Financial Times: Royal Dutch Shell starts trading as single company

“For the first time in its 98-year history, Royal Dutch Shell will trade today as a single, unified company in London…”:

Wednesday 20 July 2005

By Thomas Catan and Philip Stafford


For the first time in its 98-year history, Royal Dutch Shell will trade today as a single, unified company in London after 91 per cent of investors in Royal Dutch agreed to tender their old shares.

The company needed 95 per cent of Dutch shareholders to agree to the offer but it was able to invoke a clause allowing approval at lower levels.

The High Court also sanctioned the scheme of arrangement yesterday, the final step before a formal listing.

The new shares will also trade on Euronext Amsterdam and as American Depositary Receipts in New York.

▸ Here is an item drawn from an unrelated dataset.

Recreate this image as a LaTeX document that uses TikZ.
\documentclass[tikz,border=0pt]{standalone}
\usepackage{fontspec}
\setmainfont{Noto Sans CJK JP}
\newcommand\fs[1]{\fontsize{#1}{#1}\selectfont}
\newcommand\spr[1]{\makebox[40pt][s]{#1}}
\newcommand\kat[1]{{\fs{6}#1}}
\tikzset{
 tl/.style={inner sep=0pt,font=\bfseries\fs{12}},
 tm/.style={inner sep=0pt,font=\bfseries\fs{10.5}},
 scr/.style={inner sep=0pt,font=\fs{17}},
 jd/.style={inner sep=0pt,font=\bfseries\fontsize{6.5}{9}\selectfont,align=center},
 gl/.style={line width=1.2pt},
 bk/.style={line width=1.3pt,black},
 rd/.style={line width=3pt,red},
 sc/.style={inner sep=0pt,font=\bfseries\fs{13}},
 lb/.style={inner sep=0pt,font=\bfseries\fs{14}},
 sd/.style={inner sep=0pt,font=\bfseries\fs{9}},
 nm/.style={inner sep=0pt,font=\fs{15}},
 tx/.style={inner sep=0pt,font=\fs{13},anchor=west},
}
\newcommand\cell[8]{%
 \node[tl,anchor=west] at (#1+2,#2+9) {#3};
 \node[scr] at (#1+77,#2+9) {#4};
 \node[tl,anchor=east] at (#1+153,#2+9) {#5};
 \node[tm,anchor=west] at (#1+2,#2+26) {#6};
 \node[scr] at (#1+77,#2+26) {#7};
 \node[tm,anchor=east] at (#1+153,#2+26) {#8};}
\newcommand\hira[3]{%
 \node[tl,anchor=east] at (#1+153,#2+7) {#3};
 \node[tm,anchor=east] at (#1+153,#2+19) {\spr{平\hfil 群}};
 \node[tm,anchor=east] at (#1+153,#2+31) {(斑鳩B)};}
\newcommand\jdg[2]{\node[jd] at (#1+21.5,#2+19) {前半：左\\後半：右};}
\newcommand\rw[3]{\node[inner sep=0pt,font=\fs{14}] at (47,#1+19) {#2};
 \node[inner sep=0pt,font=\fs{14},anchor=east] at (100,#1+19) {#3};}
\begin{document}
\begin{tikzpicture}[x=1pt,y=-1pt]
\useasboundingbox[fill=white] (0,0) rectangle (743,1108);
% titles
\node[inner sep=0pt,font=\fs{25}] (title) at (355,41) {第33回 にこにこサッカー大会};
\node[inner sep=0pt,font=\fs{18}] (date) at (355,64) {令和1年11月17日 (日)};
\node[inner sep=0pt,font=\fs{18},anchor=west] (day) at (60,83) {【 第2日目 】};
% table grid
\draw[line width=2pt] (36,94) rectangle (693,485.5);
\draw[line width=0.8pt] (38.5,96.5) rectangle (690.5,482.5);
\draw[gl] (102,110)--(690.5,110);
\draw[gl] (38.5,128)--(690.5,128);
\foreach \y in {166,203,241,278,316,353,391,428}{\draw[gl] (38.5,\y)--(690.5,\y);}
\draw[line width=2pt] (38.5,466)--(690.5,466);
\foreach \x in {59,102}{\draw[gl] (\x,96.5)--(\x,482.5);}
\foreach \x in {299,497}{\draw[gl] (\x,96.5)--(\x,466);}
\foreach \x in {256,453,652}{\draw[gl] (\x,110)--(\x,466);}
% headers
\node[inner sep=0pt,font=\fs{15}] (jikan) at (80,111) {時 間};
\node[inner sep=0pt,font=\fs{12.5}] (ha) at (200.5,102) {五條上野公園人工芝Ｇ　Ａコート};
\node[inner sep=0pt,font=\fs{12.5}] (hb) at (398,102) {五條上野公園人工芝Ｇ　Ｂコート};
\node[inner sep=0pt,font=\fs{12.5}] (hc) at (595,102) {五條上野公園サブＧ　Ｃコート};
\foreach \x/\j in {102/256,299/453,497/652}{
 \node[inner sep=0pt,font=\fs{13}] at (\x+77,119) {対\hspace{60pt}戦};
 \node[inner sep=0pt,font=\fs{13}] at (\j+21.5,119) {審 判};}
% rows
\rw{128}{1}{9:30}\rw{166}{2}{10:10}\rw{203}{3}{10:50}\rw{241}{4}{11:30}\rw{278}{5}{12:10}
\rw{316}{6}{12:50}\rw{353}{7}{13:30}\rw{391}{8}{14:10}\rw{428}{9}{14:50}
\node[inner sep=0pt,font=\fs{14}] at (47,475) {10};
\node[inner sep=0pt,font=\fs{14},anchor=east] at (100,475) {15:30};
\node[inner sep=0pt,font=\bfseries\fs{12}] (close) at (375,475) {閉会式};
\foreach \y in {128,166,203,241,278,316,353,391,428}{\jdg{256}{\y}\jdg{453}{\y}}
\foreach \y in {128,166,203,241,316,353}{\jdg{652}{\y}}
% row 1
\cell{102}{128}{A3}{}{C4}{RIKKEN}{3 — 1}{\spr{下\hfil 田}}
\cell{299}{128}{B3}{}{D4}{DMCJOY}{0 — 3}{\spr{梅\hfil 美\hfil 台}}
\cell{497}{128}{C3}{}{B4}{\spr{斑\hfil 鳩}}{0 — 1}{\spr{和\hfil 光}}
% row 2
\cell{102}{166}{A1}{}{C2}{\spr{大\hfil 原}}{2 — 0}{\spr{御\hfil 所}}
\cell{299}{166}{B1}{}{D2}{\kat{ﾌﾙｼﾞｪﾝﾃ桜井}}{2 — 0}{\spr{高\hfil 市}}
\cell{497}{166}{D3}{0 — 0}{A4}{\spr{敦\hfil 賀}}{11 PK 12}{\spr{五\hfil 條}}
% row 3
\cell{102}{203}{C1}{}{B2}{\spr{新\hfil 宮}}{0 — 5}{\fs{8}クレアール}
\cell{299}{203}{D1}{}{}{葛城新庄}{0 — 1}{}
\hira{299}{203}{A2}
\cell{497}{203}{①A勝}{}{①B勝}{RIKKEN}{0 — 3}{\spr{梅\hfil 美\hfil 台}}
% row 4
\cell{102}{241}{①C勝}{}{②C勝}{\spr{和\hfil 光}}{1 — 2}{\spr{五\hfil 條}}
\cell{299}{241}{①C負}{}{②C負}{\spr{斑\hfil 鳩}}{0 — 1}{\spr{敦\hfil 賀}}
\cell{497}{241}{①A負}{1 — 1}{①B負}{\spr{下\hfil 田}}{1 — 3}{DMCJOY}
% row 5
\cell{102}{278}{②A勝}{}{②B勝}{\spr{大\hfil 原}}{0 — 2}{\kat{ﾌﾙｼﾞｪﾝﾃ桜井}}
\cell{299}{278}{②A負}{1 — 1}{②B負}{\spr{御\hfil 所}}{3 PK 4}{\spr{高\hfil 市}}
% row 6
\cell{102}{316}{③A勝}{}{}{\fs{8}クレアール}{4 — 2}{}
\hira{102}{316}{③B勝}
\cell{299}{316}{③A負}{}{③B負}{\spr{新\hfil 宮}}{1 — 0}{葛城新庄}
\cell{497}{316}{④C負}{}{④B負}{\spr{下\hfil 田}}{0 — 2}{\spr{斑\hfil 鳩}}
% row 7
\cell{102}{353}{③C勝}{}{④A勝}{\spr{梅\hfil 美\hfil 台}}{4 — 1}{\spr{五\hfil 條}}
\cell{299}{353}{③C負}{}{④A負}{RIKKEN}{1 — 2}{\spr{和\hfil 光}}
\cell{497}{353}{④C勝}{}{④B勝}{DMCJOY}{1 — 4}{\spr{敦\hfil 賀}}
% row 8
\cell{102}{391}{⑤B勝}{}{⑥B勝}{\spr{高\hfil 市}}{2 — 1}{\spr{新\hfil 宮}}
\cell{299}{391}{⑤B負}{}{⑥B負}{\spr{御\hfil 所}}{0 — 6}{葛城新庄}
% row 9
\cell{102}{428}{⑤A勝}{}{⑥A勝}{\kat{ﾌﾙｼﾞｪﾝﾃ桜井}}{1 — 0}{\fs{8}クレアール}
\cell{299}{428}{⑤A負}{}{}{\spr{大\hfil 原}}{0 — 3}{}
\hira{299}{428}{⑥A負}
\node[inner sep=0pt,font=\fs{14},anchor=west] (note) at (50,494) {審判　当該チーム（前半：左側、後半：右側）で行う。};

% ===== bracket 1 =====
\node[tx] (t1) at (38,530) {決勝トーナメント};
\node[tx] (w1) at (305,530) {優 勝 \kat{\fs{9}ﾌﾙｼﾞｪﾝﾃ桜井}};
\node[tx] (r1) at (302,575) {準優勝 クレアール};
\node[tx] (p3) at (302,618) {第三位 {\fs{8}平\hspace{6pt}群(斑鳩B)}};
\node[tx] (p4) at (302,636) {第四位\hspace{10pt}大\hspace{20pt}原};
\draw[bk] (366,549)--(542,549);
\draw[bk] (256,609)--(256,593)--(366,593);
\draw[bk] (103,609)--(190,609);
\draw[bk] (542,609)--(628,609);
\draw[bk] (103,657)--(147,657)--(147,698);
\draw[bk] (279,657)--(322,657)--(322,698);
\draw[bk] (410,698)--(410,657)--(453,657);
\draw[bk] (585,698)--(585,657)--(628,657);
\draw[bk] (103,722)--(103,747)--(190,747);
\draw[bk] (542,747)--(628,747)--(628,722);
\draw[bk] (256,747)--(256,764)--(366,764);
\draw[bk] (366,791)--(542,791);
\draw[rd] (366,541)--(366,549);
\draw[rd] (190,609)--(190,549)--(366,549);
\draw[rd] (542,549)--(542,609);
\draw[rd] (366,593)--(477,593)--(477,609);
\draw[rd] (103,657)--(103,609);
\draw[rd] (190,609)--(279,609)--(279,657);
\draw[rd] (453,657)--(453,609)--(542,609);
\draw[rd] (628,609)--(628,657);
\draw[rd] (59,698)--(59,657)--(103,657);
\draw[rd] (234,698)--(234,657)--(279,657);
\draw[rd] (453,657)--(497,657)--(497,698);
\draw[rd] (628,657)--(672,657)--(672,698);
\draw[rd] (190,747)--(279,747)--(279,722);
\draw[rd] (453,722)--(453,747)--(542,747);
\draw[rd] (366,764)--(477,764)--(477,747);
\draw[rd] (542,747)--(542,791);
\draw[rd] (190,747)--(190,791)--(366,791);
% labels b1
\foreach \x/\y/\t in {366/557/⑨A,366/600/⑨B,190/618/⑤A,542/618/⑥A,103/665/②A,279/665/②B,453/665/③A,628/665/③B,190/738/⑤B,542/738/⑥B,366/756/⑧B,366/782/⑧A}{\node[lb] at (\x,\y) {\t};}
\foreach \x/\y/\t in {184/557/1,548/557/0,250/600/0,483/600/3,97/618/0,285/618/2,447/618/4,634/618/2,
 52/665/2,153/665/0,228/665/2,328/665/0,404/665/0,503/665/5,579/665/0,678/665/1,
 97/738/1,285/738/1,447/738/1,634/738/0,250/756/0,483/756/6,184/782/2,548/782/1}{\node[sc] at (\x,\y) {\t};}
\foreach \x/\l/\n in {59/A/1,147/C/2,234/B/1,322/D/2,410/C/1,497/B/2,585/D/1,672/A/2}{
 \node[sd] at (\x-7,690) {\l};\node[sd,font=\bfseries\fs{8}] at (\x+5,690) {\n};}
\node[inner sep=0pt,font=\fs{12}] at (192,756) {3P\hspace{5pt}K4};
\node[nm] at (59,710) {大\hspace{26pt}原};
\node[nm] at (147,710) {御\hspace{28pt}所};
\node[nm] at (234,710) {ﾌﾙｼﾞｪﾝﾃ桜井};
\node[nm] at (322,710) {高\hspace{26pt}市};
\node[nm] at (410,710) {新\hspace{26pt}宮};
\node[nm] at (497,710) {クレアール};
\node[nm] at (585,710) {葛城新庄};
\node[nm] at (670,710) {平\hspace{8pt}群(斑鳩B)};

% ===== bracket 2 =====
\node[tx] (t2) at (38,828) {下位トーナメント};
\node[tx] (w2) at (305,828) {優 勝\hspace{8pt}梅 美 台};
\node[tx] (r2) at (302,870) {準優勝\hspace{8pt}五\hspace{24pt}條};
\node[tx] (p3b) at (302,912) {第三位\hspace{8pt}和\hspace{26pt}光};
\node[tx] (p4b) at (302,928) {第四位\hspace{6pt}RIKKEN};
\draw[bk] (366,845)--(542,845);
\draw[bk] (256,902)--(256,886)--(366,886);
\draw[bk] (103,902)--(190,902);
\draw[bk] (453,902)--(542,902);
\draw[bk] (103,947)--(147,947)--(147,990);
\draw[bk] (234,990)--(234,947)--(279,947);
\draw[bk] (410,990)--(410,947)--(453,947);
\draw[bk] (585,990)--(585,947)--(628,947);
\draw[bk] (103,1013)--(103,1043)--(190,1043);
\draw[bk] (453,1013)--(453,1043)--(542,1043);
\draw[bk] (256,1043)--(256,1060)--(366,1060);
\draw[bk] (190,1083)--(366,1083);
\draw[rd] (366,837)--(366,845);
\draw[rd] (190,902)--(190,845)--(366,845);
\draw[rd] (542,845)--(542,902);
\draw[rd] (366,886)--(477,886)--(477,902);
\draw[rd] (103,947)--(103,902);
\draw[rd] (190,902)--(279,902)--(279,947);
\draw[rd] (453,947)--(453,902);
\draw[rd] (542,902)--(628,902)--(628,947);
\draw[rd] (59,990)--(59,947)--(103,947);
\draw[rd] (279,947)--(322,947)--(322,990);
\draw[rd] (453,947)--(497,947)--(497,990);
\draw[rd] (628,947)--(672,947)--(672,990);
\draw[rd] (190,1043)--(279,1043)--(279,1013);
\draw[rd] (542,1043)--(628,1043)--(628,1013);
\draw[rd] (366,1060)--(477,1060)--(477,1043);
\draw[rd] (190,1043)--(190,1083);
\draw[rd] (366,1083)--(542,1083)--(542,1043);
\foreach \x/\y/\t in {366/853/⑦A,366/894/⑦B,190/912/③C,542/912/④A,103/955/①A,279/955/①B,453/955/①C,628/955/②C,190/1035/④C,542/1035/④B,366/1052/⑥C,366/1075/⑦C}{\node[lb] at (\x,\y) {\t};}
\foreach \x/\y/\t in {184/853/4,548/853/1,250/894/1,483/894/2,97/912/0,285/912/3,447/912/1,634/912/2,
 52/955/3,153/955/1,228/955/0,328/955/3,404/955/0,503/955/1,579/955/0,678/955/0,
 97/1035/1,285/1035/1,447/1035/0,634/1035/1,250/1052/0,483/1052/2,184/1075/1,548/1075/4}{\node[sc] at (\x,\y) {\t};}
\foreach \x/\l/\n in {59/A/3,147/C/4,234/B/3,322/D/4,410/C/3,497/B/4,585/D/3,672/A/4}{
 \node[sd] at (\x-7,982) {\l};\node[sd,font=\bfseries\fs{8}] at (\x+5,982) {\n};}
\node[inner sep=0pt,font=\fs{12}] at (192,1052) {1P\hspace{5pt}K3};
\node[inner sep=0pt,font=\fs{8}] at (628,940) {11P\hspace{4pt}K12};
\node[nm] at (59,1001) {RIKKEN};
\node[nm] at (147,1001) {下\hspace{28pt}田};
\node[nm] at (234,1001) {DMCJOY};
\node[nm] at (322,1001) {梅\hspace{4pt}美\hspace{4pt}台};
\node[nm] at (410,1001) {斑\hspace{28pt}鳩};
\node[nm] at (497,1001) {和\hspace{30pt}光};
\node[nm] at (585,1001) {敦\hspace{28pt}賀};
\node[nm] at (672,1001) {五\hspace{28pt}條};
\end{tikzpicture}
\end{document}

News of the company’s reorganisation even hit sterling, as the final unification of the two parent companies sparked strong demand for euros from UK fund managers.

Shell shares have risen more than 20 per cent in London since the plan to combine the UK and Dutch companies was announced last October, as fund managers rebalanced portfolios to reflect the new company’s weighting in the FTSE 100 share index.

A Merrill Lynch survey of the UK’s top 50 fund managers, published in June, showed their holdings to be still far below the level required to hold a market weighting in the £127.5bn combined group.

However, shares in Shell Transport & Trading, the UK arm, fell 9p to 528p, with many active fund managers saying they were unhappy about the state of Shell’s underlying business.

Several worried about the effect of last week’s news that its flagship Russian gas project Sakhalin-2, was behind schedule and $10bn (£5.7bn) over budget.

The Royal Dutch Shell ‘A’ share, which started trading in London last Friday, has also been under pressure, falling from £18.35 at last Friday’s close to £18.24½ yesterday. Andrew Freyre-Sanders, vice-president of global execution services at JPMorgan, said: “Although there has been significant positive demand for the stock, a willingness by other market participants to sell into this demand could cap any positive impact on the price.”

The company now will be able to use its new shares as currency to mount takeovers far more easily. However, Jeroen van der Veer, Shell chief executive, said in an interview that large acquisitions remained too expensive at current oil prices and it was hard to see they created shareholder value.

The company has said it would focus on smaller acquisitions of up to $9bn and asset swaps, such as that agreed this month with Gazprom, Russia’s state-run gas monopoly.